WHAT YOU WILL DO: Leaving the pictures out, print the lines from the first line of the listing through the line containing "pch_s6 = [67.4, 68.0, 69.2, 69.6]", exactly as they read, and no others.

*-*-*

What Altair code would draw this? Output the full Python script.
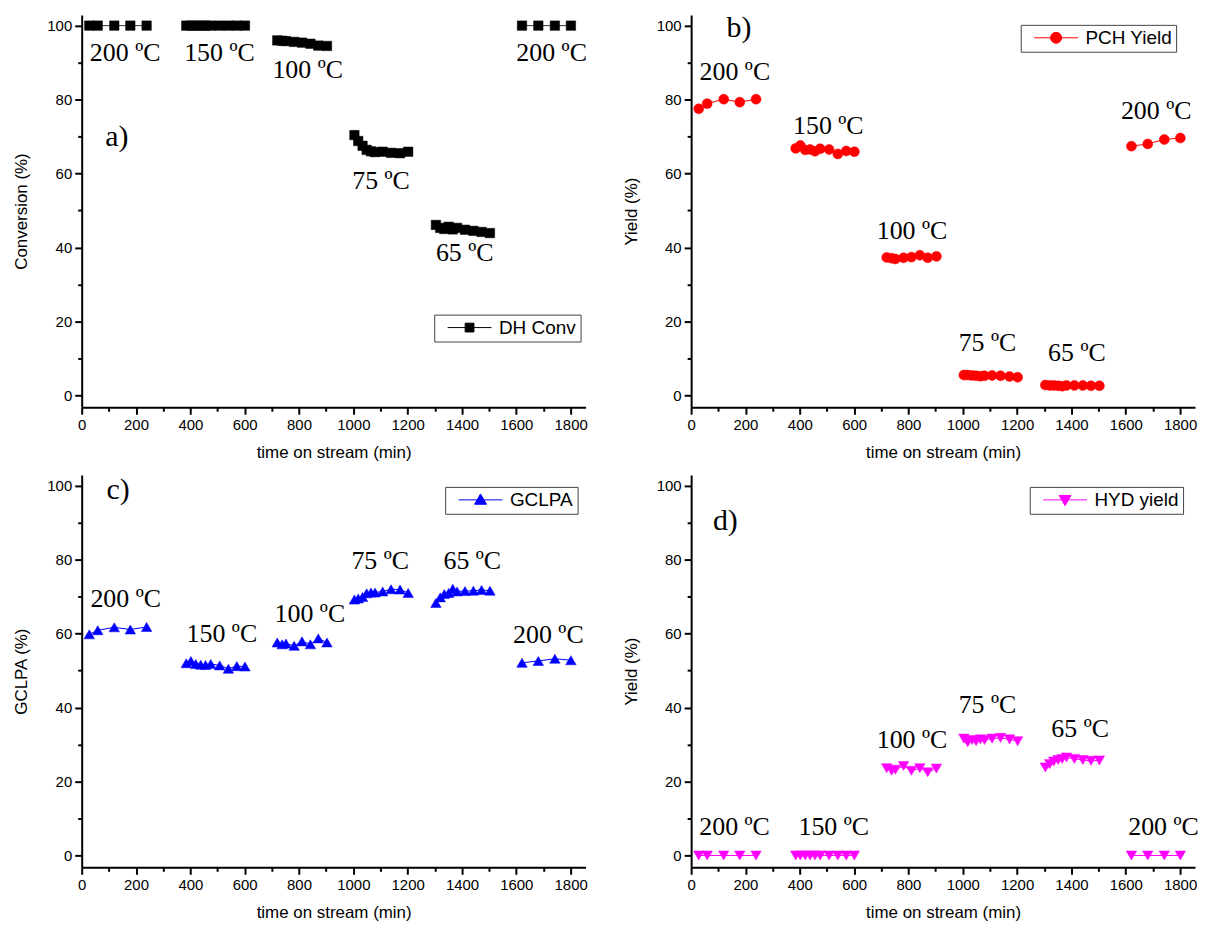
import altair as alt
import pandas as pd

# ---------------- data ----------------
step_names = ["200a", "150", "100", "75", "65", "200b"]
t_s1 = [28, 59, 120, 179, 239]
t_s2 = [385, 402, 420, 438, 456, 475, 508, 540, 571, 601]
t_s3 = [720, 738, 752, 782, 811, 842, 871, 903]
t_s4 = [1004, 1018, 1034, 1049, 1065, 1080, 1108, 1139, 1172, 1202]
t_s5 = [1304, 1320, 1335, 1351, 1366, 1382, 1411, 1442, 1472, 1503]
t_s6 = [1621, 1681, 1742, 1801]
times = [t_s1, t_s2, t_s3, t_s4, t_s5, t_s6]

# a) DH conversion (%)
conv_s1 = [100, 100, 100, 100, 100]
conv_s2 = [100, 100, 100, 100, 100, 100, 100, 100, 100, 100]
conv_s3 = [96.0, 95.9, 95.8, 95.6, 95.4, 95.1, 94.6, 94.5]
conv_s4 = [70.4, 68.8, 67.5, 66.4, 66.0, 65.8, 65.9, 65.6, 65.5, 65.9]
conv_s5 = [46.1, 45.3, 45.0, 45.6, 44.9, 45.3, 44.8, 44.5, 44.2, 43.9]
conv_s6 = [100, 100, 100, 100]

# b) PCH yield (%)
pch_s1 = [77.5, 78.9, 80.1, 79.3, 80.1]
pch_s2 = [66.8, 67.6, 66.4, 66.5, 66.0, 66.7, 66.5, 65.3, 66.1, 65.9]
pch_s3 = [37.3, 37.1, 36.9, 37.2, 37.4, 37.9, 37.2, 37.6]
pch_s4 = [5.5, 5.5, 5.4, 5.3, 5.2, 5.3, 5.4, 5.3, 5.1, 4.9]
pch_s5 = [2.8, 2.7, 2.7, 2.6, 2.5, 2.7, 2.7, 2.7, 2.6, 2.6]
pch_s6 = [67.4, 68.0, 69.2, 69.6]

# c) GCLPA (%)
gcl_s1 = [59.8, 60.9, 61.7, 61.1, 61.8]
gcl_s2 = [52.0, 52.6, 51.8, 51.6, 51.5, 51.8, 51.4, 50.5, 51.2, 51.1]
gcl_s3 = [57.6, 57.1, 57.3, 56.7, 57.9, 57.1, 58.7, 57.6]
gcl_s4 = [69.2, 69.5, 69.9, 70.9, 71.1, 71.1, 71.4, 72.0, 71.9, 71.0]
gcl_s5 = [68.3, 69.8, 70.7, 71.0, 72.1, 71.4, 71.5, 71.6, 71.8, 71.6]
gcl_s6 = [52.1, 52.6, 53.2, 52.8]

# d) HYD yield (%)
hyd_s1 = [0, 0, 0, 0, 0]
hyd_s2 = [0, 0, 0, 0, 0, 0, 0, 0, 0, 0]
hyd_s3 = [23.6, 22.9, 23.2, 24.2, 22.9, 23.6, 22.5, 23.5]
hyd_s4 = [31.6, 30.6, 31.2, 30.9, 31.4, 31.2, 31.6, 31.8, 31.4, 30.9]
hyd_s5 = [23.8, 24.7, 25.4, 25.8, 26.1, 26.5, 26.1, 25.8, 25.6, 25.7]
hyd_s6 = [0, 0, 0, 0]

# temperature annotations
temp_text = ["200 ºC", "150 ºC", "100 ºC", "75 ºC", "65 ºC", "200 ºC"]
a_lab_t = [160, 507, 832, 1102, 1410, 1730]
a_lab_v = [92.7, 92.7, 88.0, 57.9, 38.4, 92.7]
b_lab_t = [161, 505, 813, 1091, 1420, 1712]
b_lab_v = [87.5, 72.9, 44.5, 14.1, 11.4, 76.8]
c_lab_t = [162, 516, 840, 1099, 1438, 1718]
c_lab_v = [69.4, 59.8, 65.3, 79.5, 79.5, 59.5]
d_lab_t = [160, 525, 813, 1091, 1432, 1739]
d_lab_v = [7.6, 7.6, 31.2, 40.8, 34.3, 7.6]

panel_letters = ["a)", "b)", "c)", "d)"]
letter_t = [129, 176, 134, 126]
letter_v = [69.9, 99.4, 98.9, 90.5]

series_names = ["DH Conv", "PCH Yield", "GCLPA", "HYD yield"]
y_titles = ["Conversion (%)", "Yield (%)", "GCLPA (%)", "Yield (%)"]

# ---------------- helpers ----------------
W, H = 506, 394
X_DOM = [0, 1855]
Y_DOM = [-3.2, 102.9]


def series_df(vals, name):
    rows = []
    for step, ts, vs in zip(step_names, times, vals):
        for t, v in zip(ts, vs):
            rows.append({"t": t, "v": v, "step": step, "series": name})
    return pd.DataFrame(rows)


def x_enc():
    return alt.X(
        "t:Q",
        scale=alt.Scale(domain=X_DOM, nice=False, zero=False),
        axis=alt.Axis(
            title="time on stream (min)",
            values=list(range(0, 1801, 100)),
            format="d",
            labelExpr="datum.value % 200 === 0 ? datum.label : ''",
            tickSize={"condition": {"test": "datum.value % 200 === 0", "value": 7}, "value": 4},
            labelFlush=False,
            labelOverlap=False,
            titlePadding=12,
        ),
    )


def y_enc(title):
    return alt.Y(
        "v:Q",
        scale=alt.Scale(domain=Y_DOM, nice=False, zero=False),
        axis=alt.Axis(
            title=title,
            values=list(range(0, 101, 10)),
            labelExpr="datum.value % 20 === 0 ? datum.label : ''",
            tickSize={"condition": {"test": "datum.value % 20 === 0", "value": 7}, "value": 4},
            labelOverlap=False,
            titlePadding=16,
        ),
    )


def panel(vals, name, color, line_color, shape, size, legend_path, lx, ly,
          lab_t, lab_v, letter, lt, lv, ytitle):
    df = series_df(vals, name)
    lab_df = pd.DataFrame({"t": lab_t, "v": lab_v, "txt": temp_text})
    let_df = pd.DataFrame({"t": [lt], "v": [lv], "txt": [letter]})

    line = alt.Chart(df).mark_line(color=line_color, strokeWidth=1).encode(
        x=x_enc(), y=y_enc(ytitle), detail="step:N"
    )
    pts = alt.Chart(df).mark_point(
        filled=True, shape=shape, size=size, opacity=1, stroke=color, strokeWidth=0.5
    ).encode(
        x=x_enc(),
        y=y_enc(ytitle),
        color=alt.Color(
            "series:N",
            scale=alt.Scale(domain=[name], range=[color]),
            legend=alt.Legend(
                title=None,
                orient="none",
                legendX=lx,
                legendY=ly,
                symbolType=legend_path,
                symbolSize=1936,
                symbolFillColor=color,
                symbolStrokeColor=color,
                symbolStrokeWidth=1,
                symbolOpacity=1,
                strokeColor="#444444",
                fillColor="white",
                padding=4,
                clipHeight=18,
                symbolOffset=9,
                labelOffset=7,
                labelFont="Liberation Sans",
                labelFontSize=19,
                labelColor="black",
            ),
        ),
    )
    temps = alt.Chart(lab_df).mark_text(
        font="Liberation Serif", fontSize=26, color="black", align="center", baseline="middle"
    ).encode(x=x_enc(), y=y_enc(ytitle), text="txt:N")
    let = alt.Chart(let_df).mark_text(
        font="Liberation Serif", fontSize=30, color="black", align="center", baseline="middle"
    ).encode(x=x_enc(), y=y_enc(ytitle), text="txt:N")
    return alt.layer(line, pts, temps, let).properties(width=W, height=H)


sq_path = "M-1,0H1M-0.2,-0.2H0.2V0.2H-0.2Z"
ci_path = "M-1,0H1M0.25,0A0.25,0.25,0,1,1,-0.25,0A0.25,0.25,0,1,1,0.25,0Z"
tu_path = "M-1,0H1M0,-0.27L0.27,0.2L-0.27,0.2Z"
td_path = "M-1,0H1M0,0.27L0.27,-0.2L-0.27,-0.2Z"

pa = panel([conv_s1, conv_s2, conv_s3, conv_s4, conv_s5, conv_s6], series_names[0],
           "#000000", "#333333", "square", 90, sq_path, 354, 301,
           a_lab_t, a_lab_v, panel_letters[0], letter_t[0], letter_v[0], y_titles[0])
pb = panel([pch_s1, pch_s2, pch_s3, pch_s4, pch_s5, pch_s6], series_names[1],
           "#FF0000", "#FF0000", "circle", 100, ci_path, 331, 10,
           b_lab_t, b_lab_v, panel_letters[1], letter_t[1], letter_v[1], y_titles[1])
pc = panel([gcl_s1, gcl_s2, gcl_s3, gcl_s4, gcl_s5, gcl_s6], series_names[2],
           "#0000FF", "#0000FF", "triangle-up", 110, tu_path, 365, 12,
           c_lab_t, c_lab_v, panel_letters[2], letter_t[2], letter_v[2], y_titles[2])
pd_ = panel([hyd_s1, hyd_s2, hyd_s3, hyd_s4, hyd_s5, hyd_s6], series_names[3],
            "#FF00FF", "#FF00FF", "triangle-down", 110, td_path, 340, 12,
            d_lab_t, d_lab_v, panel_letters[3], letter_t[3], letter_v[3], y_titles[3])

row1 = alt.hconcat(pa, pb, spacing=34).resolve_scale(color="independent")
row2 = alt.hconcat(pc, pd_, spacing=34).resolve_scale(color="independent")

chart = (
    alt.vconcat(row1, row2, spacing=14)
    .resolve_scale(color="independent")
    .properties(padding={"left": 4, "right": 0, "top": 2, "bottom": 0})
    .configure_view(stroke=None)
    .configure_axis(
        domainColor="black",
        domainWidth=2,
        tickColor="black",
        tickWidth=2,
        grid=False,
        labelFont="Liberation Sans",
        labelFontSize=15,
        labelColor="black",
        labelPadding=3,
        titleFont="Liberation Sans",
        titleFontSize=17,
        titleFontWeight="normal",
        titleColor="black",
    )
)

chart.save("out.html", embed_options={"renderer": "svg", "actions": False})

*-*-*

RESPONSE TO THIS EXERCISE:
What Altair code would draw this? Output the full Python script.
import altair as alt
import pandas as pd

# ---------------- data ----------------
step_names = ["200a", "150", "100", "75", "65", "200b"]
t_s1 = [28, 59, 120, 179, 239]
t_s2 = [385, 402, 420, 438, 456, 475, 508, 540, 571, 601]
t_s3 = [720, 738, 752, 782, 811, 842, 871, 903]
t_s4 = [1004, 1018, 1034, 1049, 1065, 1080, 1108, 1139, 1172, 1202]
t_s5 = [1304, 1320, 1335, 1351, 1366, 1382, 1411, 1442, 1472, 1503]
t_s6 = [1621, 1681, 1742, 1801]
times = [t_s1, t_s2, t_s3, t_s4, t_s5, t_s6]

# a) DH conversion (%)
conv_s1 = [100, 100, 100, 100, 100]
conv_s2 = [100, 100, 100, 100, 100, 100, 100, 100, 100, 100]
conv_s3 = [96.0, 95.9, 95.8, 95.6, 95.4, 95.1, 94.6, 94.5]
conv_s4 = [70.4, 68.8, 67.5, 66.4, 66.0, 65.8, 65.9, 65.6, 65.5, 65.9]
conv_s5 = [46.1, 45.3, 45.0, 45.6, 44.9, 45.3, 44.8, 44.5, 44.2, 43.9]
conv_s6 = [100, 100, 100, 100]

# b) PCH yield (%)
pch_s1 = [77.5, 78.9, 80.1, 79.3, 80.1]
pch_s2 = [66.8, 67.6, 66.4, 66.5, 66.0, 66.7, 66.5, 65.3, 66.1, 65.9]
pch_s3 = [37.3, 37.1, 36.9, 37.2, 37.4, 37.9, 37.2, 37.6]
pch_s4 = [5.5, 5.5, 5.4, 5.3, 5.2, 5.3, 5.4, 5.3, 5.1, 4.9]
pch_s5 = [2.8, 2.7, 2.7, 2.6, 2.5, 2.7, 2.7, 2.7, 2.6, 2.6]
pch_s6 = [67.4, 68.0, 69.2, 69.6]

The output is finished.